§ GOAL
Every line with the word "Python" in it should be extracted from the data that follows.

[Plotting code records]

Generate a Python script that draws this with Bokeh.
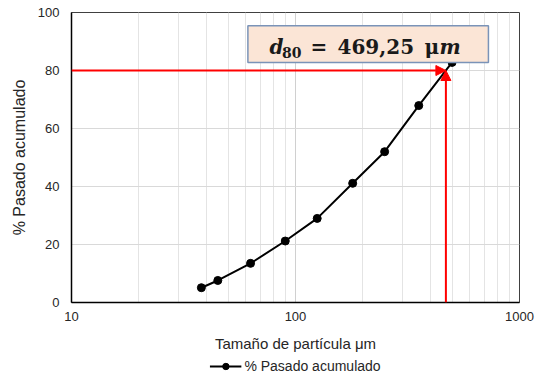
from bokeh.plotting import figure
from bokeh.layouts import column
from bokeh.models import (FixedTicker, PrintfTickFormatter, Arrow, NormalHead,
                          BoxAnnotation, Label, Legend, LegendItem)
from bokeh.core.properties import value
from bokeh.embed import file_html
from bokeh.resources import INLINE

# ---- data ----
size_um = [38, 45, 63, 90, 125, 180, 250, 355, 500]
passing_pct = [5.1, 7.6, 13.5, 21.2, 29.0, 41.1, 52.0, 67.9, 82.8]
x_ticks = [10, 100, 1000]
x_minor_ticks = [20, 30, 40, 50, 60, 70, 80, 90, 200, 300, 400, 500, 600, 700, 800, 900]
y_ticks = [0, 20, 40, 60, 80, 100]
d80_value = 469.25
target_pct = 80
series_name = "% Pasado acumulado"
x_title = "Tamaño de partícula μm"
y_title = "% Pasado acumulado"

SANS = "Liberation Sans"
SERIF = "DejaVu Serif"
TXT = "#262626"

p = figure(width=538, height=356, x_axis_type="log", x_range=(10, 1000), y_range=(0, 100),
           output_backend="svg", toolbar_location=None,
           min_border_left=71, min_border_right=19, min_border_top=12, min_border_bottom=54)

p.background_fill_color = "white"
p.border_fill_color = "white"
p.outline_line_color = "#404040"
p.outline_line_width = 1

# grid
p.xgrid.ticker = FixedTicker(ticks=x_ticks, minor_ticks=x_minor_ticks)
p.xgrid.grid_line_color = "#D0D0D0"
p.xgrid.minor_grid_line_color = "#E4E4E4"
p.ygrid.ticker = FixedTicker(ticks=y_ticks)
p.ygrid.grid_line_color = "#D9D9D9"

# axes
p.xaxis.ticker = FixedTicker(ticks=x_ticks, minor_ticks=x_minor_ticks)
p.xaxis.formatter = PrintfTickFormatter(format="%d")
p.yaxis.ticker = FixedTicker(ticks=y_ticks)
for ax in (p.xaxis, p.yaxis):
    ax.axis_line_color = "black"
    ax.axis_line_width = 1.5
    ax.major_tick_out = 0
    ax.major_tick_in = 0
    ax.minor_tick_out = 0
    ax.minor_tick_in = 0
    ax.major_label_text_font = SANS
    ax.major_label_text_font_size = "13px"
    ax.major_label_text_color = TXT
    ax.axis_label_text_font = SANS
    ax.axis_label_text_font_style = "normal"
    ax.axis_label_text_color = TXT

p.xaxis.axis_label = x_title
p.xaxis.axis_label_text_font_size = "15px"
p.xaxis.major_label_standoff = 9
p.xaxis.axis_label_standoff = 11
p.yaxis.axis_label = y_title
p.yaxis.axis_label_text_font_size = "16px"
p.yaxis.major_label_standoff = 12
p.yaxis.axis_label_standoff = 7

# series
line_style = dict(line_color="black", line_width=2)
marker_style = dict(size=8, fill_color="black", line_color="black")
p.line(size_um, passing_pct, **line_style)
p.scatter(size_um, passing_pct, **marker_style)

# red arrows marking d80
p.add_layout(Arrow(end=NormalHead(size=10, fill_color="red", line_color="red"),
                   x_start=10, y_start=target_pct, x_end=d80_value, y_end=target_pct,
                   line_color="red", line_width=2))
p.add_layout(Arrow(end=NormalHead(size=10, fill_color="red", line_color="red"),
                   x_start=d80_value, y_start=0, x_end=d80_value, y_end=target_pct,
                   line_color="red", line_width=2))

# annotation box
p.add_layout(BoxAnnotation(left=61.3, right=726.6, bottom=82.8, top=95.4,
                           fill_color="#FBE5D6", fill_alpha=1,
                           line_color="#7A93B8", line_width=1.5, line_alpha=1))

main_base = 88.2
sub_base = 86.3
label_pieces = [
    ("d", 198, main_base, "20px", "bold italic"),
    ("80", 210.5, sub_base, "14px", "bold"),
    ("=", 239, main_base, "20px", "bold"),
    ("469,25", 266, main_base, "20px", "bold"),
    ("μ", 353, main_base, "20px", "bold"),
    ("m", 368, main_base, "20px", "bold italic"),
]
for txt, xo, yb, fs, st in label_pieces:
    p.add_layout(Label(x=10, y=yb, x_offset=xo, text=txt, text_font=SERIF,
                       text_font_size=fs, text_font_style=st, text_color="#1a1a1a",
                       text_align="left", text_baseline="alphabetic"))

# legend strip below the chart (its renderers sit outside its visible range)
leg = figure(width=538, height=20, x_range=(0, 1), y_range=(0, 1),
             output_backend="svg", toolbar_location=None,
             x_axis_location=None, y_axis_location=None,
             min_border_left=71, min_border_right=19, min_border_top=0, min_border_bottom=0)
leg.grid.visible = False
leg.outline_line_color = None
leg.background_fill_color = "white"
leg.border_fill_color = "white"
lr = leg.line(size_um, passing_pct, **line_style)
ls = leg.scatter(size_um, passing_pct, **marker_style)
legend = Legend(items=[LegendItem(label=value(series_name), renderers=[lr, ls])],
                location="center", orientation="horizontal",
                border_line_color=None, background_fill_alpha=0,
                margin=0, padding=0, spacing=0,
                glyph_width=32, glyph_height=16, label_height=16, label_standoff=3,
                label_text_font=SANS, label_text_font_size="14px", label_text_color=TXT)
leg.add_layout(legend)

layout = column(p, leg, spacing=0)
open("out.html", "w").write(file_html(layout, INLINE))
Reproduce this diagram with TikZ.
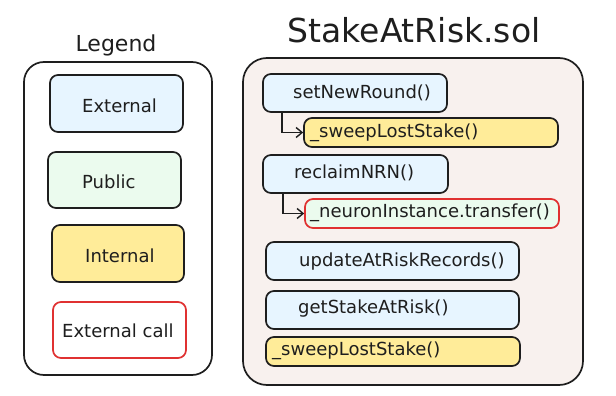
\documentclass[tikz,border=0pt]{standalone}
\usepackage{fontspec}
\setmainfont{DejaVu Sans}
\usetikzlibrary{arrows.meta}
\definecolor{ink}{HTML}{1E1E1E}
\definecolor{extfill}{HTML}{E7F5FF}
\definecolor{pubfill}{HTML}{EBFBEE}
\definecolor{intfill}{HTML}{FFEC99}
\definecolor{callred}{HTML}{E03131}
\definecolor{panelfill}{HTML}{F8F1EE}
\tikzset{
  box/.style={draw=ink, line width=1.7pt, rounded corners=8pt, inner sep=0pt},
  extbox/.style={box, fill=extfill},
  pubbox/.style={box, fill=pubfill},
  intbox/.style={box, fill=intfill},
  callbox/.style={box, draw=callred},
  label/.style={anchor=west, inner sep=0pt, text=ink, font=\fontsize{18}{21}\selectfont},
  callarrow/.style={draw=ink, line width=1.4pt, -{Straight Barb[length=6pt,width=10pt]}},
}
\begin{document}
\begin{tikzpicture}[x=1pt,y=-1pt]
\useasboundingbox (0,0) rectangle (616,396);

% legend panel
\node[text=ink, font=\fontsize{22}{26}\selectfont, inner sep=0pt] (legendtitle) at (116,45) {Legend};
\node[box, rounded corners=20pt, fill=white, minimum width=188pt, minimum height=313pt] (legend) at (118,218.5) {};
\node[extbox, minimum width=133pt, minimum height=57pt] (lext) at (116.5,103.5) {};
\node[pubbox, minimum width=133pt, minimum height=56pt] (lpub) at (114.5,180) {};
\node[intbox, minimum width=132pt, minimum height=57pt] (lint) at (118,253.5) {};
\node[callbox, fill=white, minimum width=133pt, minimum height=56pt] (lcall) at (119.5,330) {};
\node[label] (tlext) at (82,106) {External};
\node[label] (tlpub) at (82,182) {Public};
\node[label] (tlint) at (85,256) {Internal};
\node[label] (tlcall) at (62,331) {External call};

% contract panel
\node[text=ink, font=\fontsize{33}{38}\selectfont, inner sep=0pt] (title) at (414,30) {StakeAtRisk.sol};
\node[box, rounded corners=24pt, fill=panelfill, minimum width=340pt, minimum height=327pt] (contract) at (413,221.5) {};

\node[extbox, minimum width=184pt, minimum height=38pt] (snr) at (355,93) {};
\node[intbox, minimum width=254pt, minimum height=29pt] (sweepa) at (431,132.5) {};
\node[extbox, minimum width=185pt, minimum height=38pt] (rec) at (355.5,174) {};
\node[callbox, fill=pubfill, minimum width=254pt, minimum height=29pt] (xfer) at (432,213.5) {};
\node[extbox, minimum width=253pt, minimum height=38pt] (upd) at (392.5,261) {};
\node[extbox, minimum width=253pt, minimum height=38pt] (get) at (392.5,310) {};
\node[intbox, minimum width=254pt, minimum height=29pt] (sweepb) at (393,351.5) {};

\node[label] (tsnr) at (293,93) {setNewRound()};
\node[label] (tsweepa) at (310,133) {\_sweepLostStake()};
\node[label] (trec) at (294,173) {reclaimNRN()};
\node[label] (txfer) at (310,213) {\_neuronInstance.transfer()};
\node[label] (tupd) at (299,262) {updateAtRiskRecords()};
\node[label] (tget) at (298,309) {getStakeAtRisk()};
\node[label] (tsweepb) at (272,351) {\_sweepLostStake()};

% internal calls
\draw[callarrow] ([xshift=20pt]snr.south west) |- (sweepa.west);
\draw[callarrow] ([xshift=21pt]rec.south west) |- (xfer.west);
\end{tikzpicture}
\end{document}
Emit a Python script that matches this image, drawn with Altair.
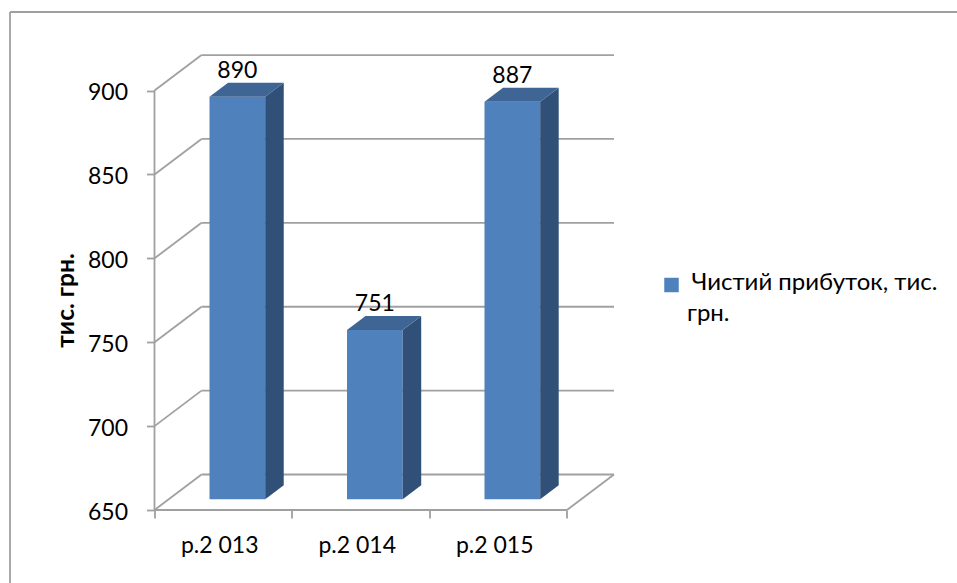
import altair as alt
import pandas as pd

# Chart values
categories = ["р.2 013", "р.2 014", "р.2 015"]
profit = [890, 751, 887]
y_ticks = [650, 700, 750, 800, 850, 900]
x_ticks = [0, 1, 2, 3]
series_name = ["Чистий прибуток, тис.", "грн."]
axis_title = "тис. грн."

FONT = "Lato"
TEXT = "#000000"
GRID = "#A0A0A0"
FRONT = "#4F81BD"
TOP = "#3E6594"
SIDE = "#305078"

# Oblique projection: a full step of depth moves right and up by this much
DEPTH_X = 0.342
DEPTH_Y = 21.16
BASE = 650
BAR_W = 0.405
BAR_NEAR = 0.30   # depth of the bar's front face
BAR_DEEP = 0.394  # depth extent of the bar

x_scale = alt.Scale(domain=[0, 3 + DEPTH_X], nice=False, zero=False)
y_scale = alt.Scale(domain=[BASE, 921.2], nice=False, zero=False)
x_axis = alt.Axis(
    values=x_ticks, labels=False, domain=False, grid=False,
    tickColor=GRID, tickWidth=1.8, tickSize=8)
y_axis = alt.Axis(
    values=y_ticks, domain=False, grid=False, tickColor=GRID, tickWidth=1.8,
    tickSize=8, labelFont=FONT, labelFontSize=23, labelColor=TEXT, labelPadding=19,
    labelOffset=2,
    titleFont=FONT, titleFontSize=24.5, titleFontWeight="bold", titleColor=TEXT,
    titleX=-76, titleY=245)
X = alt.X("x:Q", scale=x_scale, axis=x_axis, title=None, stack=None)
Y = alt.Y("y:Q", scale=y_scale, axis=y_axis, title=axis_title, stack=None)

# Wall and floor lines
wall = []
for v in y_ticks:
    wall.append({"x": 0, "y": v, "x2": DEPTH_X, "y2": v + DEPTH_Y})
    wall.append({"x": DEPTH_X, "y": v + DEPTH_Y, "x2": 3 + DEPTH_X, "y2": v + DEPTH_Y})
wall.append({"x": 0, "y": BASE, "x2": 3, "y2": BASE})
wall.append({"x": 3, "y": BASE, "x2": 3 + DEPTH_X, "y2": BASE + DEPTH_Y})
wall.append({"x": 0, "y": BASE, "x2": 0, "y2": 900})
walls = alt.Chart(pd.DataFrame(wall)).mark_rule(color=GRID, strokeWidth=1.8).encode(
    x=X, y=Y, x2="x2:Q", y2="y2:Q")

# Bars as three faces each
front, side, top, labels = [], [], [], []
for i, (cat, v) in enumerate(zip(categories, profit)):
    x0 = i + 0.5 - BAR_W / 2 + BAR_NEAR * DEPTH_X
    x1 = x0 + BAR_W
    y0 = BASE + BAR_NEAR * DEPTH_Y
    yv = v + BAR_NEAR * DEPTH_Y
    dx = BAR_DEEP * DEPTH_X
    dy = BAR_DEEP * DEPTH_Y
    front.append({"x": x0, "x2": x1, "y": y0, "y2": yv, "cat": cat})
    side += [{"x": x1, "y": y0, "y2": yv, "cat": cat},
             {"x": x1 + dx, "y": y0 + dy, "y2": yv + dy, "cat": cat}]
    top += [{"y": yv, "x": x0, "x2": x1, "cat": cat},
            {"y": yv + dy, "x": x0 + dx, "x2": x1 + dx, "cat": cat}]
    labels.append({"x": (x0 + x1) / 2, "y": yv + dy, "t": str(v)})

front_layer = alt.Chart(pd.DataFrame(front)).mark_rect(color=FRONT).encode(
    x=X, x2="x2:Q", y=Y, y2="y2:Q")
side_layer = alt.Chart(pd.DataFrame(side)).mark_area(color=SIDE, orient="vertical").encode(
    x=X, y=Y, y2="y2:Q", detail="cat:N")
top_layer = alt.Chart(pd.DataFrame(top)).mark_area(color=TOP, orient="horizontal").encode(
    y=Y, x=X, x2="x2:Q", detail="cat:N")

value_labels = alt.Chart(pd.DataFrame(labels)).mark_text(
    font=FONT, fontSize=23, color=TEXT, baseline="middle", dy=-12).encode(x=X, y=Y, text="t:N")

cat_labels = alt.Chart(pd.DataFrame({
    "x": [i + 0.5 for i in range(len(categories))],
    "y": [BASE] * len(categories),
    "t": categories,
})).mark_text(font=FONT, fontSize=23, color=TEXT, baseline="middle", dx=-3.5, dy=36).encode(
    x=X, y=Y, text="t:N")

# Legend: swatch and a wrapped label, placed to the right of the plot
legend_swatch = alt.Chart(pd.DataFrame({"n": [0]})).mark_square(
    color=FRONT, size=210, opacity=1, filled=True).encode(
    x=alt.value(517), y=alt.value(230))
legend_line = alt.Chart(pd.DataFrame({"t": series_name})).transform_window(row="row_number()")
legend_first = legend_line.transform_filter("datum.row == 1").mark_text(
    font=FONT, fontSize=24, color=TEXT, align="left", baseline="top").encode(
    x=alt.value(537), y=alt.value(216), text="t:N")
legend_second = legend_line.transform_filter("datum.row == 2").mark_text(
    font=FONT, fontSize=24, color=TEXT, align="left", baseline="top").encode(
    x=alt.value(532.5), y=alt.value(247), text="t:N")

# Outer chart frame
frame = alt.Chart(pd.DataFrame({"n": [0]})).mark_rule(color=GRID, strokeWidth=1.8)
frame_top = frame.encode(x=alt.value(-144.5), x2=alt.value(802.5), y=alt.value(-43), y2=alt.value(-43))
frame_left = frame.encode(x=alt.value(-144.5), x2=alt.value(-144.5), y=alt.value(-43), y2=alt.value(528))

chart = alt.layer(
    frame_top, frame_left, walls, front_layer, side_layer, top_layer,
    value_labels, cat_labels, legend_swatch, legend_first, legend_second,
).properties(
    width=459.5, height=455,
    padding={"left": 154.5, "top": 55, "right": 343, "bottom": 73},
    autosize=alt.AutoSizeParams(type="none"),
    background="#FFFFFF",
).configure_view(stroke=None)

chart.save("out.html", embed_options={"renderer": "svg", "actions": False})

§ RESPONSE
Generate a Python script that draws this with Bokeh.
Emit a Python script that matches this image, drawn with Altair.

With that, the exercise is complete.